I don’t often pride myself on getting it right. I don’t think there is any value in taking wild ass guesses based on limited information. And yet, I remember when, way back in 2002, a friend told me about Ray Kurzweil and I immedaitely laughed the man off. His confident belief that he would live forever because ‘the age of spiritual machines is nigh’ seemed to me to be little more than a masked fear of dying, and I imagined that somewhere in Brooklyn there must be a very dissapointed rabbi.
And now we live in the age of ‘AI,’ which seems to be little more than a weird toy that is shattering human epistemology. The current AI epidemic is currently at what I hope is its fucking nadir, and the Kurzweilian beleif seems stronger than ever, so much so that my proclamation has me watchning the clock. If the previous sentences didn’t make it obvious, despite the wonder that is Sora2, I am still skeptical of AI.

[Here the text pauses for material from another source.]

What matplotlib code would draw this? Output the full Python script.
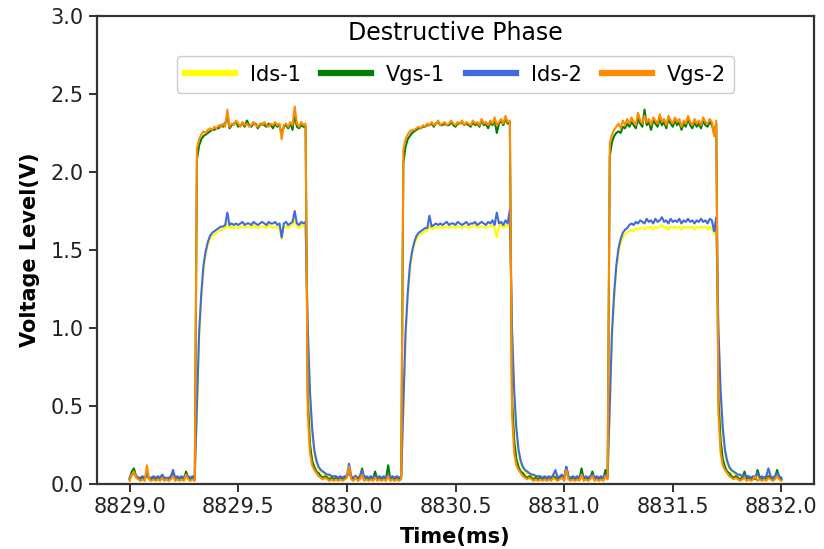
import numpy as np
import matplotlib
matplotlib.use("Agg")
import matplotlib.pyplot as plt
from matplotlib.lines import Line2D
from matplotlib.ticker import MultipleLocator, FormatStrFormatter

# ---- data (0.01 ms sampling from 8829.00 to 8832.00) ----
time_ms = np.round(np.linspace(8829.0, 8832.0, 301), 2)

ids_1 = [
    # baseline 8829.00-8829.30
    0.03,0.05,0.06,0.04,0.03,0.03,0.04,0.03,0.05,0.03,0.03,0.04,0.03,0.04,0.03,0.05,
    0.03,0.03,0.03,0.04,0.07,0.03,0.04,0.03,0.04,0.03,0.05,0.04,0.03,0.04,0.03,
    # pulse 1
    0.45,0.92,1.18,1.37,1.47,1.53,1.57,1.59,1.60,1.61, 1.62,1.63,1.63,1.64,1.68,1.64,1.65,1.64,1.65,1.64,
    1.65,1.65,1.64,1.65,1.65,1.64,1.66,1.65,1.64,1.65, 1.65,1.65,1.64,1.66,1.65,1.64,1.65,1.64,1.65,1.57,
    1.65,1.65,1.64,1.65,1.66,1.70,1.65,1.64,1.66,1.65, 1.66,
    # low 1
    0.95,0.56,0.33,0.20,0.13,0.10,0.08,0.07,0.06,0.05, 0.05,0.04,0.04,0.04,0.03,0.04,0.03,0.04,0.04,0.08,
    0.04,0.03,0.06,0.03,0.04,0.06,0.03,0.04,0.03,0.04, 0.03,0.04,0.03,0.04,0.03,0.04,0.03,0.05,0.03,0.04,
    0.03,0.04,0.03,0.04,
    # pulse 2
    0.45,0.92,1.18,1.37,1.47,1.53,1.57,1.59,1.60,1.61, 1.62,1.62,1.66,1.63,1.64,1.65,1.64,1.65,1.64,1.65,
    1.65,1.64,1.65,1.65,1.64,1.65,1.65,1.64,1.65,1.65, 1.64,1.65,1.65,1.66,1.64,1.65,1.65,1.65,1.64,1.65,
    1.65,1.66,1.64,1.58,1.65,1.66,1.64,1.66,1.65,1.67,
    # low 2
    0.95,0.56,0.33,0.20,0.13,0.10,0.08,0.07,0.06,0.05, 0.05,0.04,0.04,0.04,0.03,0.04,0.03,0.04,0.03,0.05,
    0.07,0.03,0.04,0.05,0.03,0.08,0.04,0.03,0.04,0.03, 0.04,0.03,0.05,0.03,0.04,0.03,0.04,0.05,0.03,0.04,
    0.03,0.04,0.03,0.05,0.04,
    # pulse 3
    0.45,0.92,1.18,1.37,1.48,1.54,1.58,1.60,1.61,1.62, 1.63,1.62,1.64,1.63,1.64,1.64,1.63,1.65,1.64,1.65,
    1.63,1.65,1.64,1.65,1.66,1.64,1.65,1.63,1.65,1.64, 1.65,1.64,1.65,1.63,1.65,1.64,1.65,1.64,1.65,1.63,
    1.65,1.64,1.65,1.64,1.65,1.63,1.65,1.64,1.60,1.66,
    # low 3
    0.95,0.56,0.33,0.20,0.13,0.10,0.08,0.07,0.06,0.05, 0.05,0.04,0.05,0.04,0.04,0.03,0.04,0.04,0.06,0.03,
    0.04,0.03,0.04,0.07,0.04,0.03,0.04,0.06,0.04,0.03,
]

vgs_1 = [
    0.03,0.08,0.10,0.05,0.04,0.03,0.04,0.03,0.07,0.03,0.03,0.04,0.03,0.04,0.03,0.05,
    0.03,0.03,0.03,0.04,0.06,0.03,0.04,0.03,0.04,0.03,0.08,0.04,0.03,0.04,0.03,
    2.08,2.17,2.21,2.23,2.24,2.25,2.26,2.27,2.27,2.28, 2.28,2.30,2.29,2.31,2.36,2.28,2.30,2.31,2.32,2.29,
    2.30,2.31,2.29,2.33,2.30,2.29,2.31,2.31,2.28,2.30, 2.31,2.30,2.29,2.31,2.30,2.28,2.31,2.29,2.30,2.24,
    2.29,2.30,2.28,2.31,2.27,2.37,2.29,2.28,2.30,2.29, 2.29,
    0.55,0.26,0.15,0.11,0.08,0.07,0.05,0.04,0.05,0.04, 0.03,0.04,0.03,0.04,0.03,0.04,0.03,0.04,0.05,0.08,
    0.04,0.03,0.05,0.03,0.04,0.10,0.03,0.04,0.03,0.04, 0.03,0.08,0.03,0.04,0.03,0.04,0.03,0.12,0.03,0.04,
    0.03,0.04,0.03,0.04,
    2.06,2.16,2.21,2.23,2.25,2.26,2.27,2.28,2.28,2.29, 2.29,2.30,2.30,2.31,2.29,2.31,2.32,2.30,2.30,2.31,
    2.30,2.30,2.32,2.30,2.29,2.31,2.31,2.32,2.30,2.31, 2.30,2.29,2.32,2.30,2.31,2.29,2.33,2.30,2.31,2.28,
    2.32,2.30,2.33,2.25,2.31,2.33,2.30,2.34,2.31,2.32,
    0.55,0.28,0.16,0.11,0.08,0.07,0.05,0.04,0.05,0.04, 0.03,0.04,0.03,0.04,0.03,0.04,0.03,0.04,0.03,0.05,
    0.04,0.03,0.04,0.05,0.03,0.11,0.04,0.03,0.04,0.03, 0.04,0.03,0.10,0.03,0.04,0.03,0.04,0.08,0.03,0.04,
    0.03,0.04,0.03,0.09,0.04,
    2.10,2.19,2.23,2.25,2.26,2.25,2.29,2.28,2.31,2.29, 2.32,2.30,2.28,2.34,2.31,2.29,2.40,2.30,2.32,2.27,
    2.33,2.31,2.29,2.34,2.30,2.32,2.28,2.34,2.31,2.29, 2.33,2.30,2.32,2.27,2.31,2.29,2.34,2.30,2.28,2.32,
    2.29,2.31,2.28,2.33,2.30,2.29,2.32,2.30,2.25,2.31,
    0.55,0.28,0.16,0.11,0.08,0.07,0.05,0.04,0.05,0.04, 0.03,0.04,0.08,0.03,0.04,0.03,0.04,0.03,0.09,0.04,
    0.03,0.04,0.03,0.05,0.04,0.03,0.04,0.09,0.04,0.03,
]

ids_2 = [
    0.04,0.06,0.07,0.05,0.04,0.04,0.05,0.04,0.06,0.04,0.04,0.05,0.04,0.05,0.04,0.06,
    0.04,0.04,0.04,0.05,0.09,0.04,0.05,0.04,0.05,0.04,0.06,0.05,0.04,0.05,0.04,
    0.50,0.97,1.22,1.40,1.49,1.55,1.59,1.61,1.62,1.63, 1.64,1.65,1.65,1.66,1.74,1.66,1.67,1.66,1.67,1.66,
    1.67,1.68,1.66,1.67,1.67,1.66,1.68,1.67,1.66,1.67, 1.68,1.67,1.66,1.68,1.67,1.67,1.68,1.66,1.67,1.58,
    1.67,1.68,1.66,1.67,1.68,1.75,1.67,1.66,1.68,1.67, 1.68,
    1.00,0.60,0.36,0.22,0.15,0.11,0.09,0.08,0.07,0.06, 0.06,0.05,0.05,0.05,0.04,0.05,0.04,0.05,0.05,0.13,
    0.05,0.04,0.05,0.04,0.05,0.09,0.04,0.05,0.04,0.05, 0.04,0.05,0.04,0.05,0.04,0.05,0.04,0.06,0.04,0.05,
    0.04,0.05,0.04,0.05,
    0.50,0.97,1.22,1.40,1.49,1.55,1.59,1.61,1.62,1.63, 1.64,1.64,1.72,1.65,1.66,1.67,1.66,1.67,1.66,1.67,
    1.68,1.66,1.67,1.67,1.66,1.68,1.67,1.66,1.67,1.68, 1.66,1.67,1.67,1.68,1.66,1.67,1.68,1.67,1.66,1.68,
    1.67,1.69,1.66,1.74,1.67,1.68,1.66,1.69,1.67,1.76,
    1.00,0.60,0.36,0.22,0.15,0.11,0.09,0.08,0.07,0.06, 0.06,0.05,0.05,0.05,0.04,0.05,0.04,0.05,0.04,0.06,
    0.09,0.04,0.05,0.06,0.04,0.11,0.05,0.04,0.05,0.04, 0.05,0.04,0.06,0.04,0.05,0.04,0.05,0.06,0.04,0.05,
    0.04,0.05,0.04,0.06,0.05,
    0.50,0.97,1.22,1.40,1.51,1.57,1.61,1.63,1.64,1.66, 1.67,1.66,1.68,1.67,1.69,1.68,1.67,1.70,1.68,1.69,
    1.67,1.70,1.68,1.69,1.71,1.68,1.69,1.67,1.70,1.68, 1.69,1.68,1.70,1.67,1.69,1.68,1.70,1.68,1.69,1.67,
    1.69,1.68,1.70,1.68,1.69,1.67,1.70,1.69,1.62,1.71,
    1.00,0.60,0.36,0.22,0.15,0.11,0.09,0.08,0.07,0.06, 0.06,0.05,0.06,0.05,0.05,0.04,0.05,0.05,0.07,0.04,
    0.05,0.04,0.05,0.10,0.05,0.04,0.05,0.07,0.05,0.04,
]

vgs_2 = [
    0.02,0.06,0.08,0.04,0.03,0.02,0.03,0.02,0.12,0.03,0.02,0.03,0.02,0.03,0.02,0.04,
    0.02,0.03,0.02,0.03,0.05,0.02,0.03,0.02,0.03,0.02,0.06,0.03,0.02,0.03,0.02,
    2.15,2.21,2.24,2.26,2.25,2.27,2.28,2.27,2.29,2.28, 2.30,2.29,2.31,2.29,2.40,2.29,2.31,2.30,2.33,2.31,
    2.29,2.32,2.30,2.31,2.29,2.30,2.32,2.30,2.29,2.31, 2.30,2.32,2.30,2.29,2.31,2.30,2.32,2.30,2.31,2.21,
    2.30,2.31,2.29,2.32,2.30,2.42,2.31,2.29,2.32,2.30, 2.31,
    0.45,0.20,0.12,0.09,0.07,0.05,0.04,0.03,0.04,0.03, 0.02,0.03,0.02,0.03,0.02,0.03,0.02,0.03,0.04,0.11,
    0.03,0.02,0.04,0.02,0.03,0.06,0.02,0.03,0.02,0.03, 0.02,0.04,0.02,0.03,0.02,0.03,0.02,0.05,0.02,0.03,
    0.02,0.03,0.02,0.03,
    2.14,2.21,2.24,2.26,2.27,2.27,2.28,2.29,2.28,2.30, 2.29,2.31,2.30,2.32,2.30,2.31,2.33,2.30,2.31,2.32,
    2.30,2.31,2.33,2.31,2.30,2.32,2.31,2.33,2.30,2.32, 2.31,2.30,2.33,2.31,2.32,2.30,2.34,2.31,2.32,2.30,
    2.33,2.31,2.35,2.30,2.32,2.34,2.31,2.36,2.32,2.33,
    0.45,0.20,0.12,0.09,0.07,0.05,0.04,0.03,0.04,0.03, 0.02,0.03,0.02,0.03,0.02,0.03,0.02,0.03,0.02,0.04,
    0.03,0.02,0.03,0.04,0.02,0.09,0.03,0.02,0.03,0.02, 0.03,0.02,0.06,0.02,0.03,0.02,0.03,0.05,0.02,0.03,
    0.02,0.03,0.02,0.05,0.03,
    2.18,2.24,2.27,2.29,2.31,2.28,2.33,2.30,2.34,2.31, 2.35,2.32,2.30,2.38,2.33,2.31,2.36,2.32,2.34,2.30,
    2.35,2.33,2.31,2.37,2.32,2.34,2.30,2.36,2.33,2.31, 2.35,2.32,2.34,2.29,2.33,2.31,2.36,2.32,2.30,2.34,
    2.31,2.33,2.30,2.35,2.32,2.31,2.34,2.32,2.23,2.33,
    0.45,0.20,0.12,0.09,0.07,0.05,0.04,0.03,0.04,0.03, 0.02,0.03,0.04,0.02,0.03,0.02,0.03,0.05,0.02,0.03,
    0.02,0.03,0.02,0.04,0.03,0.02,0.03,0.05,0.03,0.02,
]

series_names = ["Ids-1", "Vgs-1", "Ids-2", "Vgs-2"]
series_colors = ["#ffff00", "#008000", "#4169e1", "#ff8c00"]
x_ticks = [8829.0, 8829.5, 8830.0, 8830.5, 8831.0, 8831.5, 8832.0]
y_ticks = [0.0, 0.5, 1.0, 1.5, 2.0, 2.5, 3.0]

for s in (ids_1, vgs_1, ids_2, vgs_2):
    assert len(s) == len(time_ms), len(s)

# ---- figure ----
plt.rcParams["font.family"] = ["DejaVu Sans"]
fig = plt.figure(figsize=(8.24, 5.49), dpi=100)
ax = fig.add_axes([0.1177, 0.1184, 0.8702, 0.8525])

for vals, name, col in zip((ids_1, vgs_1, ids_2, vgs_2), series_names, series_colors):
    ax.plot(time_ms, vals, color=col, lw=1.5, label=name)

ax.set_ylim(0, 3.0)
ax.set_xlim(8828.85, 8832.15)
ax.set_xticks(x_ticks)
ax.set_yticks(y_ticks)
ax.xaxis.set_major_formatter(FormatStrFormatter("%.1f"))
ax.yaxis.set_major_formatter(FormatStrFormatter("%.1f"))
ax.tick_params(labelsize=15, length=6, width=1.3, colors="#222222")
for sp in ax.spines.values():
    sp.set_linewidth(1.6)
    sp.set_color("#333333")

ax.set_xlabel("Time(ms)", fontsize=15, fontweight="bold", labelpad=7)
ax.set_ylabel("Voltage Level(V)", fontsize=15, fontweight="bold", labelpad=8)

handles = [Line2D([], [], color=c, lw=4.5) for c in series_colors]
ax.legend(handles, series_names, loc="upper center", bbox_to_anchor=(0.5, 0.914),
          borderaxespad=0, ncol=4, fontsize=15, handlelength=2.4,
          handletextpad=0.7, columnspacing=1.0, framealpha=1.0)
ax.text(0.5, 0.963, "Destructive Phase", transform=ax.transAxes,
        ha="center", va="center", fontsize=17)

fig.savefig("out.png", dpi=100)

So I have been reading a lot of books on the subject. Larson’s book was very good for this end. It is a very well detailed look at what is going on under the hood of AI and an explanation as to why the author thinks we are very very far away from it right now. It explains what human intelligence is, the distinction between deductive reasoniing an dinductive reasoning (why humans need both and which the AI is actually capable of), and most facinating to me, how human computer scientist are creating AI’s to begin with (they aren’t).
One can still be skeptical of AI without truly understanding what the fuck is gong on. This is because no one know how they work really. AI’s are a product of the machine learning process, where a program in instructed to create AI’s, and no one really understand what is under the hood.
I thought this was a terrific read, but obviously it reinforced the ideas I already had. We will just have to see what the future holds, but I am confident I got this one right.